⟨
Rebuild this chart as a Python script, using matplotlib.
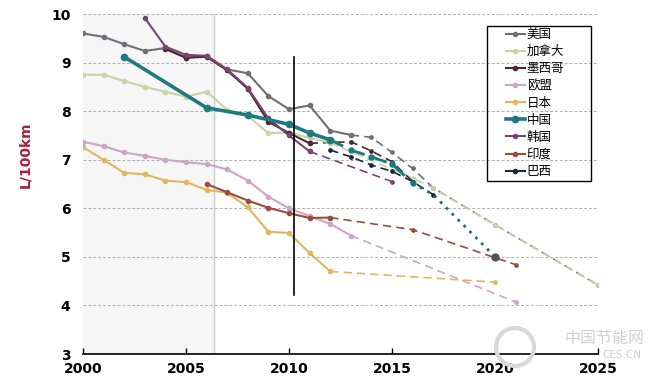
import matplotlib.pyplot as plt
from matplotlib.patches import Rectangle, Ellipse

plt.rcParams["font.family"] = ["DejaVu Sans", "Noto Sans CJK SC"]

# measured values (solid) and projections (dashed)
us_years = list(range(2000, 2014))
us_vals = [9.6, 9.53, 9.38, 9.24, 9.3, 9.1, 9.14, 8.86, 8.78, 8.31, 8.04, 8.12, 7.6, 7.51]
us_proj_years = [2013, 2014, 2015, 2016, 2017, 2020, 2025]
us_proj_vals = [7.51, 7.46, 7.15, 6.82, 6.42, 5.66, 4.42]

ca_years = list(range(2000, 2013))
ca_vals = [8.75, 8.75, 8.62, 8.5, 8.4, 8.3, 8.4, 8.03, 7.9, 7.55, 7.56, 7.45, 7.35]
ca_proj_years = [2012, 2016, 2017, 2020, 2025]
ca_proj_vals = [7.35, 6.62, 6.42, 5.66, 4.42]

mx_years = list(range(2004, 2012))
mx_vals = [9.28, 9.1, 9.12, 8.84, 8.46, 7.78, 7.55, 7.34]
mx_proj_years = [2011, 2013, 2014, 2015, 2016]
mx_proj_vals = [7.34, 7.37, 7.18, 6.96, 6.55]

eu_years = list(range(2000, 2014))
eu_vals = [7.37, 7.28, 7.15, 7.08, 7.0, 6.95, 6.91, 6.8, 6.57, 6.24, 6.0, 5.84, 5.68, 5.44]
eu_proj_years = [2013, 2021]
eu_proj_vals = [5.44, 4.07]

jp_years = list(range(2000, 2013))
jp_vals = [7.26, 7.0, 6.73, 6.7, 6.57, 6.54, 6.38, 6.32, 6.02, 5.52, 5.49, 5.08, 4.7]
jp_proj_years = [2012, 2020]
jp_proj_vals = [4.7, 4.48]

cn_years = [2002, 2006, 2008, 2010, 2011, 2012]
cn_vals = [9.12, 8.07, 7.92, 7.73, 7.55, 7.41]
cn_proj_years = [2012, 2013, 2014, 2015, 2016]
cn_proj_vals = [7.41, 7.2, 7.06, 6.91, 6.52]
cn_target_years = [2016, 2017, 2020]
cn_target_vals = [6.52, 6.28, 5.0]

kr_years = list(range(2003, 2012))
kr_vals = [9.92, 9.33, 9.16, 9.14, 8.86, 8.48, 7.85, 7.5, 7.17]
kr_proj_years = [2011, 2015]
kr_proj_vals = [7.17, 6.55]

in_years = [2006, 2007, 2008, 2009, 2010, 2011, 2012]
in_vals = [6.5, 6.33, 6.16, 6.01, 5.9, 5.8, 5.81]
in_proj_years = [2012, 2016, 2021]
in_proj_vals = [5.81, 5.56, 4.84]

br_proj_years = [2012, 2013, 2014, 2015, 2016, 2017]
br_proj_vals = [7.2, 7.06, 6.89, 6.76, 6.55, 6.28]

fig = plt.figure(figsize=(6.53, 3.85), dpi=100)
ax = fig.add_axes([0.127, 0.0805, 0.789, 0.883])

ax.axvspan(2000, 2006.35, color="#f6f6f6", zorder=0)
ax.axvline(2006.35, color="#cccccc", linewidth=1, zorder=1)
for v in range(4, 11):
    ax.axhline(v, color="#b0b0b0", linewidth=0.7, linestyle=(0, (3, 2)), zorder=1)

dash = (0, (5, 3))
series = [
    ("美国", "#707074", us_years, us_vals, us_proj_years, us_proj_vals),
    ("加拿大", "#c6d4a6", ca_years, ca_vals, ca_proj_years, ca_proj_vals),
    ("墨西哥", "#4a2636", mx_years, mx_vals, mx_proj_years, mx_proj_vals),
    ("欧盟", "#cba6c6", eu_years, eu_vals, eu_proj_years, eu_proj_vals),
    ("日本", "#e2b660", jp_years, jp_vals, jp_proj_years, jp_proj_vals),
    ("中国", "#1f7a80", cn_years, cn_vals, cn_proj_years, cn_proj_vals),
    ("韩国", "#7a4470", kr_years, kr_vals, kr_proj_years, kr_proj_vals),
    ("印度", "#9a4a3e", in_years, in_vals, in_proj_years, in_proj_vals),
    ("巴西", "#1c2a38", [], [], br_proj_years, br_proj_vals),
]

for name, color, yrs, vals, pyrs, pvals in series:
    lw = 2.6 if name == "中国" else 1.5
    ms = 4.5 if name == "中国" else 3
    z = 5 if name == "中国" else 3
    ax.plot(pyrs, pvals, color=color, linewidth=lw * 0.8, linestyle=dash,
            marker="o", markersize=ms * 0.8, zorder=z - 1)
    ax.plot(yrs, vals, color=color, linewidth=lw, marker="o",
            markersize=ms, zorder=z, label=name)

ax.plot(cn_target_years, cn_target_vals, color="#1f6a70", linewidth=2,
        linestyle=(0, (1, 2)), zorder=5)
ax.plot(cn_target_years[-1], cn_target_vals[-1], "o", color="#555555",
        markersize=5, zorder=6)

leg = fig.legend(*ax.get_legend_handles_labels(), loc="upper left",
                 bbox_to_anchor=(506 / 653, 1 - 28 / 385), fontsize=9,
                 frameon=False, handlelength=1.5, handletextpad=0.15,
                 labelspacing=0.33, borderpad=0, borderaxespad=0)
fig.add_artist(Rectangle((487 / 653, 1 - 181 / 385), 104 / 653, 155 / 385,
                         transform=fig.transFigure, fill=False,
                         edgecolor="black", linewidth=1))

ax.plot([2010.25, 2010.25], [4.22, 9.12], color="black", linewidth=1.2, zorder=7)

ax.set_xlim(2000, 2025)
ax.set_ylim(3, 10)
ax.set_xticks([2000, 2005, 2010, 2015, 2020, 2025])
ax.set_yticks(range(3, 11))
for s in ["top", "right", "left"]:
    ax.spines[s].set_visible(False)
ax.spines["bottom"].set_linewidth(1.2)
ax.tick_params(axis="x", direction="in", length=4, width=1, pad=6, labelsize=10)
ax.tick_params(axis="y", length=0, pad=9, labelsize=10)
for lbl in ax.get_xticklabels() + ax.get_yticklabels():
    lbl.set_fontweight("bold")

fig.text(25 / 653, 1 - 155 / 385, "L/100km", rotation=90, color="#a52035",
         fontsize=10, fontweight="bold", ha="center", va="center")

# watermark
fig.add_artist(Ellipse((515 / 653, 1 - 347 / 385), 38 / 653, 38 / 385,
                       transform=fig.transFigure, fill=False,
                       edgecolor="#d8d8d8", linewidth=3))
fig.text(604 / 653, 1 - 338 / 385, "中国节能网", color="#d0d0d0", fontsize=11.5,
         ha="center", va="center", family=["Noto Sans CJK SC", "DejaVu Sans"])
fig.text(622 / 653, 1 - 355 / 385, "CES.CN", color="#d0d0d0", fontsize=7.5,
         ha="center", va="center")

fig.savefig("out.png", dpi=100)
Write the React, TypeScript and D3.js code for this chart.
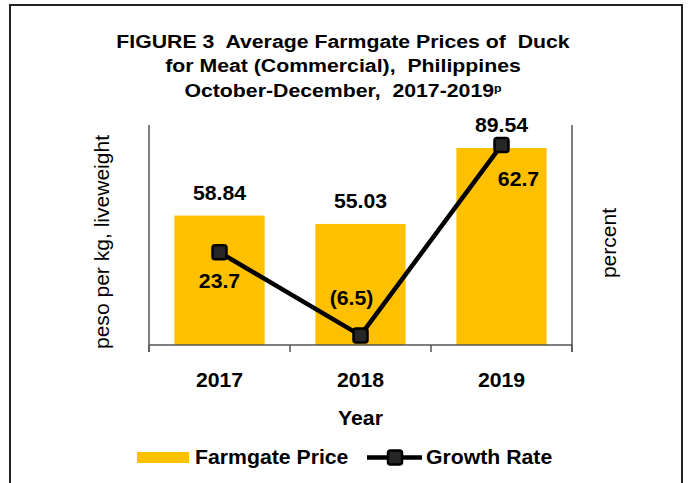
⟩
What the exercise asks — Pull out every line in the data above that has the word "this".

Task output —
Rebuild this chart as a Python script, using matplotlib.
Write the React, TypeScript and D3.js code for this chart.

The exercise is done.